Emacs discusses web-based development workflows

Posted Sep 2, 2021 9:08 UTC (Thu) by anton (subscriber, #25547)
Parent article: Emacs discusses web-based development workflows

To the extent that the future can be predicted with any accuracy, at this point one would have to guess that 20—or 30—years from now email-based workflows will be dead or nearly so.
This kind of prediction has been made often. Sometimes it has turned out to be true, often not. I remember that we all should switch from cvs to svn, because it's the future (and then arch and then bzr). Or, in hardware design, maybe 20 years ago Verilog was supposed to have no future, because VHDL would be taking over. Some decades later svn, arch, and bzr are at least as marginal as cvs, and Verilog dominates over VHDL (at least for large projects). Concerning "forges", Sourceforge, from which the name is derived, is marginal, while email is still used widely.

It seems to me that if you change to follow the latest trend, that trend has a good chance to turn out to be a fad.
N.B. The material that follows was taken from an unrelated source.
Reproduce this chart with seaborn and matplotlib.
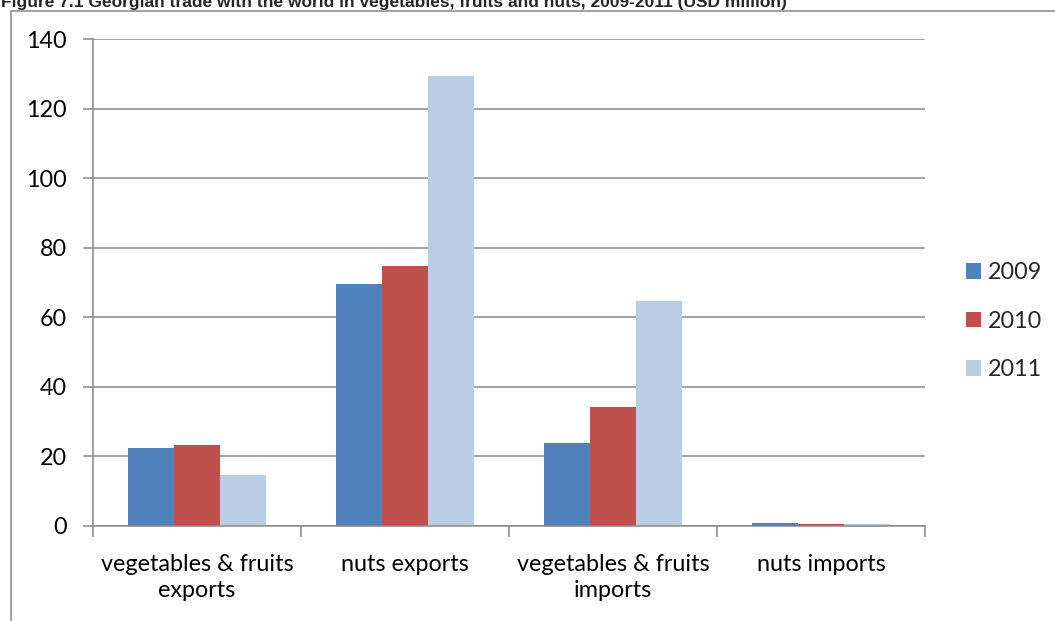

You will then have to follow the next trend, imposing repeated strain on your main developers. Admittedly, there are changes that stick for a longer period (RCS->CVS, CVS->git), but it tends to be hard to predict whether some tool will be stable or will soon be superseeded by the next great thing, or become unattractive for some other reason (e.g., being bought by a big corporation with a dubious reputation).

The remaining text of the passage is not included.